Farmers in the small Indian village of Kandukurlapalli could tell you that adaptation works. Like food producers in pockets around the world, these farmers are changing what they plant and how they farm, growing crops that fare better in drier conditions while reducing emissions and waste. The U.N.’s report makes clear that we must build on these practices and bring that spirit of adaptation to a global scale and across all our food systems — be that on land or in the sea.
As our oceans continue to warm, fish are migrating to deeper and cooler waters, putting strain on local industries and communities that have relied on them for generations. Work is already underway in many places to adapt management systems to these new realities. And soon, our crops will need to migrate too — by some estimates as early as 2030 — as climate change makes currently productive land less suitable for growing food.
We already have solutions that can make our food systems more resilient. Planting cover crops in fields that farmers would otherwise lay bare can make soils spongier, helping them better withstand extreme weather from heavy rain to drought. And as weather patterns become less reliable, planting more diverse and less water-intensive crops can alleviate the impact of drought while protecting farmers’ bottom lines and even reducing the likelihood of famine. These adaptations are real, science-based strategies that are already benefitting individual farmers and their communities in places around the world. Now, governments, NGOs and private industry must work together to bring these adaptations to scale so we can all benefit.

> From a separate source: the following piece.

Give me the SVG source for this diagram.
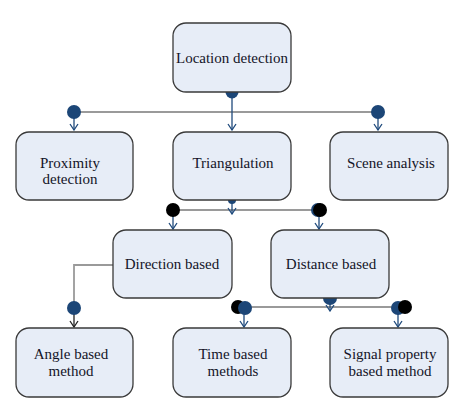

That’s why the Environmental Defense Fund is bringing adaptation to the climate fight’s front lines. In India, we’re working with farmers and scientists to change how rice fields are flooded, making one of the world’s most important crops more resilient while producing higher yields. In the American West, we partnered with NASA, Google, and the Desert Research Institute to give U.S. farmers and water managers groundbreaking new satellite data that will help them conserve water and adapt to a shrinking Colorado River. And across the world, we’re working to transform the farm financial system so that cutting agricultural emissions and building resilience is as good for farmers’ bottom lines as it is for those they feed. We are also working with fishing communities around the world to put in place climate-resilient fisheries management strategies.

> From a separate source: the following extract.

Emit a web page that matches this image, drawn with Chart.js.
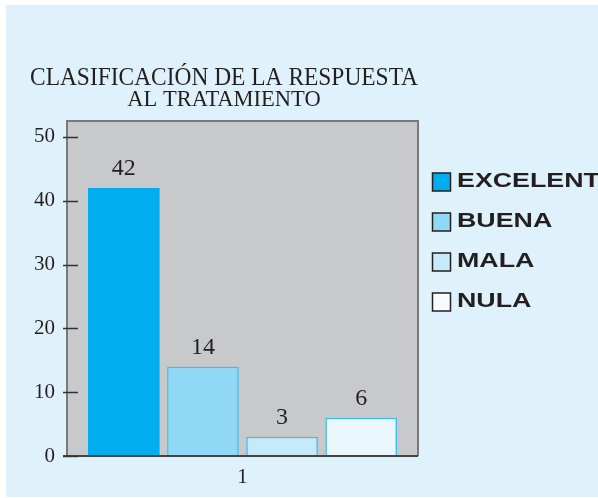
<!DOCTYPE html>
<html>
<head>
<meta charset="utf-8">
<script src="https://cdn.jsdelivr.net/npm/chart.js@4.4.0/dist/chart.umd.min.js"></script>
<style>
  html, body { margin: 0; padding: 0; background: #ffffff; }
  #wrap { width: 598px; height: 498px; }
</style>
</head>
<body>
<div id="wrap"><canvas id="chart" width="598" height="498"></canvas></div>
<script>
// Datos del gráfico
const categorias = ["1"];
const series = ["EXCELENTE", "BUENA", "MALA", "NULA"];
const valores = [42, 14, 3, 6];
const ticksY = [0, 10, 20, 30, 40, 50];
const titulo = "CLASIFICACIÓN DE LA RESPUESTA";
const subtitulo = "AL TRATAMIENTO";

// Colores
const rellenos = ["#00aeef", "#8fd9f7", "#c5ebfb", "#e9f7fd"];
const bordes = ["#00aeef", "#3bbdf0", "#3bbdf0", "#3bbdf0"];
const cajasLeyenda = ["#00aeef", "#8fd9f7", "#c5ebfb", "#f6fcfe"];
const tinta = "#231f20";

// Fondo, marco del área, marcas del eje, etiquetas y leyenda
const decoracion = {
    id: "decoracion",
    beforeDraw(chart) {
        const { ctx, chartArea: a } = chart;
        ctx.save();
        ctx.fillStyle = "#dff2fc";
        ctx.fillRect(6, 5, chart.width - 6, 492);
        ctx.fillStyle = "#c8c9cb";
        ctx.fillRect(a.left, a.top, a.right - a.left, a.bottom - a.top);
        ctx.restore();
    },
    afterDatasetsDraw(chart) {
        const { ctx, chartArea: a } = chart;
        const yScale = chart.scales.y;
        ctx.save();
        // marco
        ctx.lineWidth = 2;
        ctx.strokeStyle = "#7a7a7a";
        ctx.beginPath();
        ctx.moveTo(a.left, a.bottom);
        ctx.lineTo(a.left, a.top);
        ctx.lineTo(a.right, a.top);
        ctx.lineTo(a.right, a.bottom);
        ctx.stroke();
        ctx.strokeStyle = "#444444";
        ctx.beginPath();
        ctx.moveTo(a.left - 4, a.bottom);
        ctx.lineTo(a.right, a.bottom);
        ctx.stroke();
        // marcas del eje Y
        ctx.lineWidth = 1.5;
        ctx.strokeStyle = "#333333";
        ticksY.forEach(v => {
            const y = Math.round(yScale.getPixelForValue(v)) + 0.5;
            ctx.beginPath();
            ctx.moveTo(a.left - 4, y);
            ctx.lineTo(a.left + 11, y);
            ctx.stroke();
        });
        // valores sobre las barras
        ctx.fillStyle = tinta;
        ctx.font = "24px 'Liberation Serif'";
        ctx.textAlign = "center";
        ctx.textBaseline = "middle";
        chart.data.datasets.forEach((ds, i) => {
            const bar = chart.getDatasetMeta(i).data[0];
            ctx.fillText(String(ds.data[0]), bar.x, bar.y - 19);
        });
        ctx.restore();
    },
    afterDraw(chart) {
        const { ctx } = chart;
        ctx.save();
        ctx.font = "bold 20px 'Liberation Sans'";
        ctx.textBaseline = "middle";
        ctx.textAlign = "left";
        chart.data.datasets.forEach((ds, i) => {
            const yc = 181 + i * 40;
            ctx.fillStyle = cajasLeyenda[i];
            ctx.fillRect(432.5, yc - 8, 18, 18);
            ctx.lineWidth = 1.5;
            ctx.strokeStyle = tinta;
            ctx.strokeRect(432.5, yc - 8, 18, 18);
            ctx.fillStyle = tinta;
            ctx.save();
            ctx.translate(457, yc);
            ctx.scale(1.34, 1);
            ctx.fillText(ds.label, 0, 0);
            ctx.restore();
        });
        ctx.restore();
    }
};

const canvas = document.getElementById("chart");

new Chart(canvas.getContext("2d"), {
    type: "bar",
    data: {
        labels: categorias,
        datasets: series.map((nombre, i) => ({
            label: nombre,
            data: [valores[i]],
            backgroundColor: rellenos[i],
            borderColor: bordes[i],
            borderWidth: i === 0 ? 0 : 1.5,
            categoryPercentage: 0.9017,
            barPercentage: 0.905,
        })),
    },
    options: {
        responsive: false,
        animation: false,
        layout: { padding: { left: 30, right: 180, top: 0, bottom: 8 } },
        plugins: {
            legend: { display: false },
            tooltip: { enabled: false },
            title: {
                display: true,
                text: titulo,
                color: tinta,
                font: { family: "'Liberation Serif'", size: 26, weight: "normal", lineHeight: 0.95 },
                padding: { top: 65.5, bottom: 0 },
            },
            subtitle: {
                display: true,
                text: subtitulo,
                color: tinta,
                font: { family: "'Liberation Serif'", size: 22.5, weight: "normal", lineHeight: 0.9 },
                padding: { top: 0, bottom: 10.5 },
            },
        },
        scales: {
            x: {
                grid: { display: false, drawTicks: false },
                border: { display: false },
                afterFit: scale => { scale.height = 34; },
                ticks: { color: tinta, padding: 9, font: { family: "'Liberation Serif'", size: 21 } },
            },
            y: {
                min: 0,
                max: 52.5,
                grid: { display: false, drawTicks: false },
                border: { display: false },
                afterBuildTicks: scale => { scale.ticks = ticksY.map(v => ({ value: v })); },
                afterFit: scale => { scale.width = 37; },
                ticks: { color: tinta, padding: 12, font: { family: "'Liberation Serif'", size: 21 } },
            },
        },
    },
    plugins: [decoracion],
});
</script>
</body>
</html>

Of course, the Intergovernmental Panel on Climate Change’s (IPCC) report makes clear that we can’t adapt our way out of climate change. We must also work to stabilize our climate by dramatically reducing emissions from food production and embracing natural climate solutions that store carbon. This includes unglamorous innovations like smarter manure management, which could cut agricultural methane emissions, slow warming and buy us critical time to reduce other emissions and adapt. We must also work against the encroachment of agriculture into forests and grasslands vital to capturing and storing atmospheric carbon. But the limitations of adaptation only make it clearer: The time for incrementalism is over. We need to fundamentally transform the way we think of food systems.
We must act now, and we must act together. To an urban Westerner or even a Midwestern farmer, what crops farmers in Kandukurlapalli plant — and how they plant them — may seem like a distant concern. But the U.N.’s report makes it clear that the struggles facing producers around the world are not theirs alone. When wildfires, droughts and floods threaten our food supply, they threaten the survival of each one of us. But if every farmer, rancher and fisher are given the tools they need to adapt, humanity has a real chance to thrive.
So, as we face the realities of climate change, let’s adapt — and build a more resilient, more just food system for all.
Eric Schwaab is the senior vice president at the Environmental Defense Fund and previously served as head of the U.S. National Marine Fisheries Service in the Obama administration.